Giugliano è la città in Italia dove il “no” ha registrato la vittoria più schiacciante. Ha raggiunto il 74 %, mentre il “sì” è rimasto inchiodato al 26 %. Subito dopo, tra i primi 50 comuni d’Italia, ci segue Catania, che è stato il capoluogo di provincia dove il “no” ha trionfato di più, al 72 %. L’altro dato che fa riflettere, insieme a questo primato, è anche il basso tasso di affluenza. Nella terza città della Campania ha votato il 55 % degli aventi diritto, cioè il dieci per cento di elettori in meno rispetto alla media nazionale, che è stata del 65 %.

Disaffezione verso la politica e contrarietà al cambiamento? Bocciatura della riforma Boschi e di Matteo Renzi? Questi dati possono essere interpretati diversamente. Ma ciò che non si può negare è il loro valore politico. Migliaia di elettori a Giugliano come in altre parti d’Italia hanno espresso alle urne un “sì” e un “no” a ciò che Renzi e il suo Governo hanno fatto e hanno rappresentato in questi mille giorni al potere. Per dare una chiave di lettura del risultato emerso dalle urne giuglianesi si potrebbe partire da un grande escluso: il Sud. La vera Caporetto del renzismo a questo referendum.

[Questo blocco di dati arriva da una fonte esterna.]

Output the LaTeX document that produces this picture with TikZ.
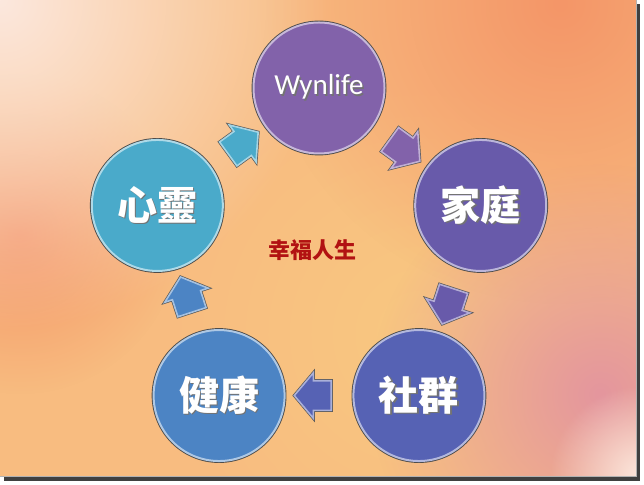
\documentclass[tikz,border=0pt]{standalone}
\usepackage{fontspec}
\setmainfont{Carlito}
\newfontfamily\cjk{Noto Sans CJK TC}
\usetikzlibrary{shapes,arrows,positioning,calc,shadings,fadings}
\usepackage{xcolor}

\definecolor{wynpurple}{RGB}{130,98,170}
\definecolor{familyviolet}{RGB}{104,90,170}
\definecolor{groupblue}{RGB}{86,98,180}
\definecolor{healthblue}{RGB}{76,132,196}
\definecolor{spiritteal}{RGB}{74,170,202}
\definecolor{titlered}{RGB}{178,18,18}
\definecolor{bgbase}{RGB}{248,188,128}
\definecolor{bgpale}{RGB}{252,232,222}
\definecolor{bgorange}{RGB}{244,150,104}
\definecolor{bgpink}{RGB}{228,150,158}
\definecolor{bgyellow}{RGB}{249,200,128}

\tikzfading[name=softspot, inner color=transparent!0, outer color=transparent!100]

% white text with a soft drop shadow
\newcommand{\shadowed}[1]{\rlap{\kern1.5pt\raisebox{-1.5pt}{\color{black!55}#1}}#1}

\begin{document}
\begin{tikzpicture}[
  x=1pt, y=1pt,
  ball/.style={circle, minimum size=131pt, inner sep=0pt, text=white,
    draw=white!55!#1, fill=#1, line width=2pt,
    preaction={draw=black!70, line width=3.8pt},
    font=\cjk\bfseries\fontsize{40}{44}\selectfont},
  blockarrow/.style={single arrow, fill=#1, draw=white!50!#1, line width=1.6pt,
    preaction={draw=black!65, line width=3pt},
    inner xsep=1pt, inner ysep=14pt, minimum height=37pt,
    single arrow head extend=8pt, single arrow tip angle=100},
  spot/.style={fill=#1, path fading=softspot}
]
  \useasboundingbox (0,0) rectangle (644,484);
  \fill[white] (0,0) rectangle (644,484);
  % frame shadow and background
  \fill[black!75] (4,3) rectangle (640,480);
  \begin{scope}
    \clip (0,8) rectangle (636,484);
    \fill[bgbase] (0,8) rectangle (636,484);
    \fill[spot=bgyellow] (420,150) circle (260);
    \fill[spot=bgorange] (560,480) circle (300);
    \fill[spot=bgorange] (20,250) circle (160);
    \fill[spot=bgpink] (600,90) circle (230);
    \fill[spot=bgpale] (0,484) circle (330);
    \fill[spot=bgpale] (640,8) circle (90);
  \end{scope}
  \draw[black!30, line width=0.8pt] (636,484) -- (636,8) -- (0,8);

  \coordinate (mid) at (319,226);

  \foreach \name/\txt/\col/\ang in {
      wyn/{\rmfamily\mdseries\fontsize{29}{32}\selectfont Wynlife}/wynpurple/90,
      family/家庭/familyviolet/18,
      group/社群/groupblue/-54,
      health/健康/healthblue/-126,
      spirit/心靈/spiritteal/162}
    \node[ball=\col] (\name) at ($(mid)+(\ang:170)$) {\shadowed{\txt}};

  \foreach \from/\to/\col/\dir in {
      spirit/wyn/spiritteal/36,
      wyn/family/wynpurple/-36,
      family/group/familyviolet/-108,
      group/health/groupblue/180,
      health/spirit/healthblue/108}
    \node[blockarrow=\col, rotate=\dir] (\from-\to) at ($(\from)!0.5!(\to)$) {};

  \node[text=titlered, font=\cjk\bfseries\fontsize{22}{24}\selectfont] (title) at (312,234) {幸福人生};
\end{tikzpicture}
\end{document}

Del resto lo ha sottolineato con un intervento pubblicato oggi su Repubblica anche Roberto Saviano: il Mezzogiorno si è stancato. Quell’esercito di disoccupati, cassaintegrati, precari del voucher, piccoli imprenditori falliti e semplici studenti che intravedevano in Matteo Renzi la strada d’accesso al rinnovamento e l’occasione per mandare in soffitta – per rottamare, direbbe l’ex premier – i rappresentanti della stagione berlusconiana e della Seconda Repubblica, è rimasto al palo. I treni del cambiamento non sono mai passati.

Eppure Renzi ci ha provato, va detto. Il Sud era stato, almeno nelle dichiarazioni programmatiche, una delle priorità della sua agenda politica. Nel 2014 il tour nelle discariche della Campania e il decreto Terra dei Fuochi con l’invio dell’esercito. Poi la strizzata d’occhi alle grandi opere e alle multinazionali: l’arrivo di Apple in pompa magna, la fine della Salerno-Reggio Calabria, il piano di rilancio del quartiere di Bagnoli.

E aveva avuto occhi anche per Giugliano, forse ben sapendo, insieme al suo altero ego salernitano, il Governatore De Luca, quanto la terza città della regione fosse uno snodo elettorale importantissimo, un crocevia di insoddisfazioni sociali e problematiche ambientali. La capitale della Terra dei Fuochi meritava la giusta considerazione da parte del Governo centrale. Lo aveva capito. E lo aveva capito talmento tanto che aveva deciso di stanziare 500 milioni di euro per lo smantellamento di Taverna del Re. Le piramidi della vergogna erano da smaltire insieme alle scorie della vecchia politica bassoliniana. L’impatto comunicativo sull’elettorato sarebbe stato forte.

Niente di tutto questo ha funzionato. I calcoli di Renzi si sono rivelati sbagliati. La narrazione del cambiamento ha viaggiato attraverso le televisioni e i quotidiani schierati dalla sua parte ma non hanno mai attecchito nella realtà dei territori. Il tema ambientale – pure così sentito alle latitudini giuglianesi dopo l’emergenza rifiuti – non ha fatto breccia nel cuore degli elettori. Complice, forse, anche la scarsa mobilitazione del PD locale e l’aggressività mediatica del Movimento Cinque Stelle. I dati che venivano dall’economia reale – la ripresa fiacca, l’elevato tasso di disoccupazione giovanile, la diaspora dei laureati all’estero – alla fine hanno pesato di più sulla bilancia dei sentimenti elettorali. Il Sud così come Giugliano hanno detto “no” a chi non ha risposto a queste domande di cambiamento. E ha detto “no” ai vecchi e odiosi rituali della politica, agli appelli di De Luca che chiama a raccolta il suo esercito di imbonitori del “sì” pronti a comprarsi un elettore con un piatto di frittura, a quegli atteggiamenti da “caporalato” che sembravano appartenere alla preistoria democristiana. Se il Mezzogiorno ha detto un “sì”, lo ha detto a chi non si lascia più fregare.